Protestantism and capitalism

Max Weber, the German sociologist in his The Protestant Ethic and the Spirit of Capitalism (1905, but not translated into English until 1930) associated Protestantism with capitalism, based on deep cultural notions around hard work and just reward. It is tempting to think today that the EU is the ultimate Catholic power (recently blessed, and lectured, by the Pope); while Trump-Brexit are dissident Protestants. Catholic majority cultures have a predisposition to state socialism; Protestants love profit.

It is dangerous to stereotype but this cultural difference is still important. Catholics (South Europeans, including Bavarians but not Greeks) have a higher tolerance for ambiguity (which can be a strength). This makes for looser accounting standards. (And, as Professor Starkey says, corruption – but that harsh).

Brexit trade negotiations: What happens next?

Currently, about 45 percent of UK exports go to the EU, though if you include the five EFTA countries and those countries with which the EU has signed trade agreements that figure rises to about 60 percent. That means any necessary re-configuration of Britain’s existing trading relations could be painful.

That said, Britain is probably better placed to make such a transition than any other EU country.
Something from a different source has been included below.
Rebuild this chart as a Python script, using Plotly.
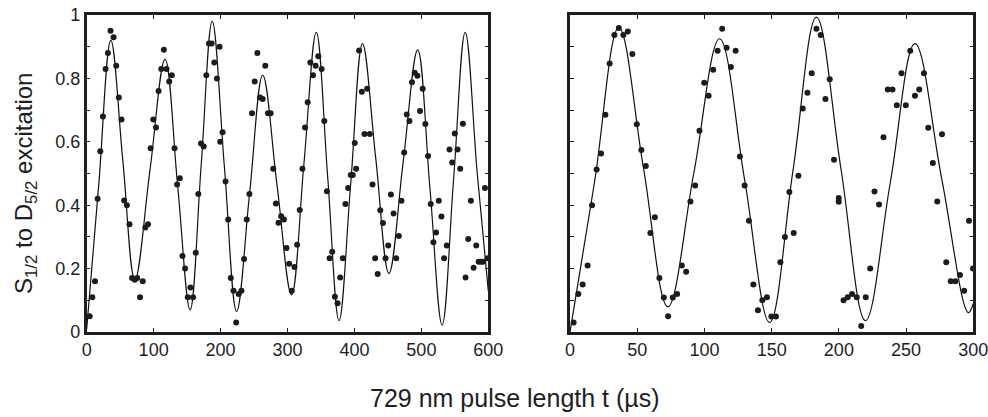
import plotly.graph_objects as go

# ---------------- data ----------------
# Left panel: measured points
left_t = [4.5, 8.4, 12.4, 16.3, 20.3, 24.3, 28.2, 31.7, 35.6, 40.1, 44.1, 48, 52, 56, 60, 63.9,
          67.8, 71.8, 75.5, 79.7, 83.7, 87.6, 91.6, 95.5, 99.5, 103.5, 107.4, 111.4, 115.3, 119.3,
          123.3, 127.2, 131.2, 135.1, 139.1, 143.1, 147, 151, 155, 158.9, 162.9, 166.8, 170.8,
          174.8, 178.7, 182.7, 186.6, 190.6, 194.6, 198.5, 199.5, 203, 207.4, 211.4, 215.3, 219.3,
          223.3, 227.2, 231.2, 235.1, 239.1, 243.1, 247, 251, 254.9, 258.9, 262.9, 266.8, 270.8,
          274.8, 278.7, 282.7, 286.6, 290.6, 294.6, 298.5, 302.5, 306.4, 310.4, 314.4, 318.3,
          322.3, 326.2, 330.2, 334.2, 338.1, 342, 346, 351, 355, 358.9, 362.9, 366.8, 370.8,
          374.8, 378.7, 382.7, 386.6, 390.6, 394.6, 397.5, 400.5, 402.5, 407, 411, 415, 419, 423,
          427, 431, 434.7, 438.6, 442.6, 446.5, 450.5, 454.5, 458.4, 462.4, 466.3, 470.3, 474.3,
          478.2, 482.2, 486, 490, 494, 498, 502, 506, 510, 514, 518, 522, 526, 530, 534, 538,
          542, 546, 550, 554, 558, 562, 566, 570, 574, 578, 582, 585.6, 589, 592, 595, 599]
left_p = [0.05, 0.11, 0.16, 0.42, 0.57, 0.68, 0.83, 0.88, 0.95, 0.93, 0.84, 0.74, 0.67, 0.415, 0.40,
          0.34, 0.17, 0.165, 0.17, 0.11, 0.16, 0.33, 0.34, 0.58, 0.67, 0.645, 0.76, 0.83, 0.89,
          0.83, 0.79, 0.81, 0.58, 0.465, 0.485, 0.24, 0.20, 0.11, 0.14, 0.11, 0.25, 0.435, 0.595,
          0.585, 0.81, 0.91, 0.91, 0.85, 0.80, 0.90, 0.60, 0.63, 0.475, 0.355, 0.17, 0.13, 0.03,
          0.12, 0.13, 0.23, 0.355, 0.435, 0.69, 0.79, 0.88, 0.74, 0.735, 0.84, 0.69, 0.69, 0.515,
          0.405, 0.345, 0.365, 0.355, 0.265, 0.215, 0.13, 0.205, 0.275, 0.385, 0.515, 0.645,
          0.725, 0.85, 0.81, 0.84, 0.87, 0.83, 0.666, 0.444, 0.233, 0.253, 0.111, 0.091, 0.172,
          0.233, 0.404, 0.454, 0.495, 0.495, 0.596, 0.515, 0.888, 0.758, 0.625, 0.767, 0.625,
          0.465, 0.233, 0.183, 0.384, 0.344, 0.233, 0.273, 0.434, 0.374, 0.233, 0.303, 0.414,
          0.566, 0.686, 0.666, 0.788, 0.818, 0.808, 0.697, 0.767, 0.656, 0.555, 0.404, 0.283,
          0.314, 0.414, 0.364, 0.233, 0.273, 0.576, 0.535, 0.626, 0.576, 0.515, 0.657, 0.172,
          0.293, 0.414, 0.203, 0.273, 0.222, 0.222, 0.222, 0.454, 0.233]

# Left panel: fitted curve (extrema and mid-level crossings)
left_fit_t = [0, 18, 36, 54, 72, 94.5, 117, 135.75, 154.5, 171, 187.5, 205.75, 224, 243.5, 263,
              284.5, 306, 324.5, 343, 360, 377, 394.5, 412, 431.75, 451.5, 473, 494.5, 512.75,
              531, 548.25, 565.5, 583.5, 600]
left_fit_p = [0.01, 0.465, 0.92, 0.54, 0.165, 0.51, 0.86, 0.465, 0.07, 0.525, 0.98, 0.52, 0.065,
              0.44, 0.81, 0.46, 0.117, 0.53, 0.945, 0.49, 0.036, 0.47, 0.91, 0.55, 0.185, 0.54,
              0.89, 0.455, 0.022, 0.485, 0.945, 0.5, 0.13]

# Right panel: measured points
right_t = [2.7, 6.2, 9.4, 13.1, 16.4, 19.8, 23.1, 26.3, 29.5, 33, 36.3, 39.7, 43, 46.4, 49.7, 53.1,
           56.4, 59.8, 63.1, 66.5, 69.8, 73, 76.5, 79.7, 83.2, 86.4, 89.6, 93.1, 96.3, 99.8,
           103.1, 106.5, 109.8, 113.2, 116.5, 119.7, 123.2, 126.4, 129.9, 133.1, 136.4, 139.8,
           143.1, 146.5, 149.8, 153.2, 156.5, 159.9, 163.2, 166.4, 169.9, 173.1, 176.6, 179.8,
           183.3, 186.5, 190, 193.2, 196.4, 199.9, 199.9, 203.5, 206.6, 209.8, 213.3, 216.6, 220,
           223.3, 226.5, 229.9, 233.2, 236.4, 239.9, 243.1, 246.6, 249.8, 253.1, 256.6, 259.8,
           263.3, 266.5, 269.9, 273.2, 276.7, 279.9, 283.2, 286.6, 290.1, 293.2, 296.8, 299.8]
right_p = [0.03, 0.12, 0.15, 0.21, 0.40, 0.513, 0.563, 0.685, 0.847, 0.937, 0.959, 0.937, 0.948,
           0.877, 0.655, 0.574, 0.524, 0.312, 0.362, 0.17, 0.109, 0.05, 0.109, 0.12, 0.21, 0.19,
           0.412, 0.462, 0.635, 0.786, 0.745, 0.827, 0.887, 0.957, 0.897, 0.836, 0.887, 0.554,
           0.462, 0.351, 0.15, 0.069, 0.1, 0.11, 0.049, 0.049, 0.22, 0.30, 0.442, 0.312, 0.493,
           0.705, 0.755, 0.816, 0.957, 0.937, 0.735, 0.797, 0.543, 0.423, 0.411, 0.1, 0.11, 0.12,
           0.11, 0.019, 0.11, 0.2, 0.443, 0.402, 0.614, 0.765, 0.765, 0.715, 0.816, 0.715, 0.887,
           0.745, 0.765, 0.816, 0.644, 0.533, 0.412, 0.624, 0.22, 0.16, 0.16, 0.18, 0.13, 0.351,
           0.2]

# Right panel: fitted curve
right_fit_t = [0, 18.15, 36.3, 54.55, 72.8, 92.05, 111.3, 129.9, 148.5, 165.9, 183.3, 201.55,
               219.8, 238.2, 256.6, 276.45, 296.3, 300]
right_fit_p = [0.0, 0.47, 0.96, 0.52, 0.08, 0.50, 0.925, 0.48, 0.03, 0.51, 0.993, 0.515, 0.036,
               0.47, 0.91, 0.485, 0.061, 0.09]

left_xticks = [0, 100, 200, 300, 400, 500, 600]
right_xticks = [0, 50, 100, 150, 200, 250, 300]
y_ticks = [0, 0.2, 0.4, 0.6, 0.8, 1.0]
y_ticktext = ["0", "0.2", "0.4", "0.6", "0.8", "1"]

y_title = "S<sub>1/2</sub> to D<sub>5/2</sub> excitation"
x_title = "729 nm pulse length t (µs)"

# ---------------- figure ----------------
W, H = 988, 417
FONT = "Liberation Sans, Arial, Helvetica, sans-serif"
INK = "#1e1e1e"

fig = go.Figure()
marker = dict(size=6, color="#1c1c1c")
line = dict(color="#111111", width=1.2, shape="spline", smoothing=1.1)

fig.add_trace(go.Scatter(x=left_fit_t, y=left_fit_p, mode="lines", line=line,
                         xaxis="x", yaxis="y", showlegend=False, hoverinfo="skip"))
fig.add_trace(go.Scatter(x=left_t, y=left_p, mode="markers", marker=marker,
                         xaxis="x", yaxis="y", showlegend=False))
fig.add_trace(go.Scatter(x=right_fit_t, y=right_fit_p, mode="lines", line=line,
                         xaxis="x2", yaxis="y2", showlegend=False, hoverinfo="skip"))
fig.add_trace(go.Scatter(x=right_t, y=right_p, mode="markers", marker=marker,
                         xaxis="x2", yaxis="y2", showlegend=False))

def px_x(p):
    return p / W

def px_y(p):
    return (H - p) / H

ydom = [px_y(332), px_y(15)]
axis_common = dict(showline=True, linecolor=INK, linewidth=2.5, mirror="allticks",
                   ticks="inside", ticklen=4, tickwidth=1, tickcolor=INK,
                   showgrid=False, zeroline=False, automargin=False,
                   ticklabeloverflow="allow",
                   tickfont=dict(family=FONT, size=18, color=INK))
y_minor = dict(ticks="inside", dtick=0.1, tick0=0, ticklen=4, tickwidth=1, tickcolor=INK,
               showgrid=False)

fig.update_layout(
    width=W, height=H,
    margin=dict(l=0, r=0, t=0, b=0),
    paper_bgcolor="white", plot_bgcolor="white",
    font=dict(family=FONT, color=INK),
    xaxis=dict(domain=[px_x(86.7), px_x(488.3)], range=[0, 600], tickvals=left_xticks,
               anchor="y", **axis_common),
    yaxis=dict(domain=ydom, range=[0, 1], tickvals=y_ticks, ticktext=y_ticktext,
               minor=y_minor, anchor="x", **axis_common),
    xaxis2=dict(domain=[px_x(570), px_x(973.3)], range=[0, 300], tickvals=right_xticks,
                anchor="y2", **axis_common),
    yaxis2=dict(domain=ydom, range=[0, 1], tickvals=y_ticks, showticklabels=False,
                minor=y_minor, anchor="x2", **axis_common),
    annotations=[
        dict(text=x_title, x=px_x(515), y=px_y(398), xref="paper", yref="paper",
             showarrow=False, xanchor="center", yanchor="middle",
             font=dict(family=FONT, size=25, color=INK)),
        dict(text=y_title, x=px_x(25), y=px_y(184), xref="paper", yref="paper",
             showarrow=False, xanchor="center", yanchor="middle", textangle=-90,
             font=dict(family=FONT, size=24, color=INK)),
    ],
)

fig.write_html(
    "out.html",
    config={"displayModeBar": False},
    post_script="document.body.style.margin='0';document.body.style.padding='0';"
                "document.body.style.overflow='hidden';",
)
This is thanks to historical ties with the Commonwealth, its remarkable soft power (from TV formats to the global pull of its universities), its world language and the far-flung British diaspora (not least in the USA).

Lord Price, a UK government trade minister has talked of a second Elizabethan age. Once we leave there will be 15 percent of the world economy inside the EU and 85 percent outside. A slew of great nations, principally in the Anglosphere, including India, have expressed interest in dynamic trade relations with the UK. Russia – which was an important trading partner for the half century before WWI – would welcome a closer relationship, if the current UK government could attenuate its hostility towards Moscow. (Much complicated by the Syrian issue, I admit)

The downside is that the three huge economies with which we shall have to curry favour – China, India and the USA – have increasingly protectionist instincts, especially when it comes to basic industries like agriculture.

There will always be those who argue that trade is essentially determined by geography. Nations will trade most with other nations with which they are immediate neighbours. That was certainly what Ted Heath believed when he led Britain into the Common Market in 1972. And then there are those who argue that cultural affiliation is the key driver to trade – which leads us in the direction of closer cooperation with other English-speaking nations.

But given that 80 percent of our economy is driven by services – many of those IT related – the argument for geographical proximity breaks down. It is the same transaction for Sage PLC (LON:SGE) to provide a software upgrade for a customer in Calais as for one in Christ Church, New Zealand, some 12,000 miles further away from Gateshead. In an information economy, geographical contiguity counts for much less than cultural affinity. How many Harry Potter books were sold in France, as compared to the USA? How many Game of Thrones fans are there in Germany, as opposed to Australia?

Fintech, about which I have written extensively in these pages, is a case in point. London and Mumbai are Fintech hubs. The challenge ahead for the UK is to shape trade agreements which stimulate the export of value added services in developing economies – India at the fore.

Lessons for investors

The first lesson for investors is that Britain was never likely to settle down into a cosy ever-closer-union with its Catholic, Socialist European neighbours. The more Napoleonic Europe became, the more likely that the British would opt out.

The second lesson is that the European powers have been trying on and off to stymie English and then British trade for the last 500 years. And yet, despite our separateness, our economic and cultural importance always forces them to close a deal in the end.

The Rubicon has been crossed, however. Brexit will not be a single event but rather a chain reaction lasting many years – just like the break with Rome.